Transforming children and young people’s mental health provision - a joint response

9 March 2018

A response from the Partnership for Wellbeing and Mental Health in Schools, the Fair Education Alliance and the Children and Young People’s Mental Health Coalition

About this response

Membership of these three coalitions includes leading charities, professional and provider associations from across the education, health and social care sectors, and the voluntary and community sector. This response reflects the consensus identified following two national consultation events held with over 50 of our members in December and January. These are listed in Annex A.


Members of these three coalitions strongly support the Green Paper’s intention to continue the transformation of children and young people’s mental health provision. The Green Paper’s proposals have the potential to both amplify and strengthen the direction already set by Future in Mind. We therefore hope that current and future work under the Green Paper’s proposals build on the principles already set, and agreed, in Future in Mind. Government reassurance that Future in Mind will continue to provide the foundations for the long-term strategy required to tackle the inequalities in meeting children and young people’s needs is crucial if national and local partners are to deliver on the vital improvement required.

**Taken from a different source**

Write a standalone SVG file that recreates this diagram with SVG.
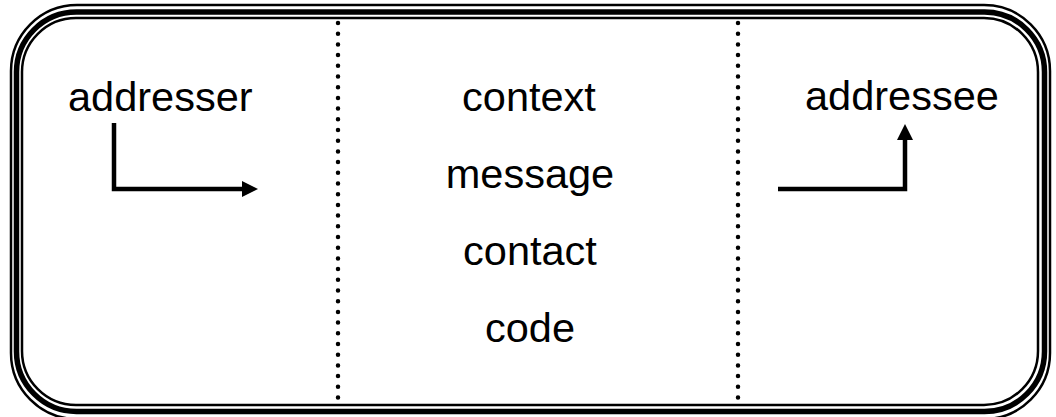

Whilst we particularly welcome the collaborative approach between health and education in some aspects of the Green Paper’s proposals, there is a wider challenge of developing the long term strategic and sustainable approach to improving children and young people’s mental health and wellbeing.   We are very supportive of the Green Paper’s proposals to raise the profile of children and young people’s mental health and wellbeing in schools and colleges. We are concerned, however, that without a more holistic and systemic approach, the preventative measures set out will be undermined by the absence of wider social and community-based support.  

We believe there needs to be a wider strategy that focuses on tackling the major determinants of poor mental health - poverty, social inequality, poor housing and degraded communities, as evidenced in successive recent studies of children’s mental health and well-being, Millennium Cohort Studies, (2016, 2017, 2018). Without a long-term sustainable plan that includes the whole system and its workforce, there is a danger that the Paper’s key three proposals will flounder. If there is continued poor access to the wider support children, young people and their families require, the consequences will be the risk of worsening mental health and wellbeing for children and young people, rather than the laudable improvement the Government wishes for all.  A range of evidence-based actions have already been recommended in a report ommissioned by Public Health England, and a plan to enable their implementation would go a long way to enabling the Green Paper’s proposals to take root.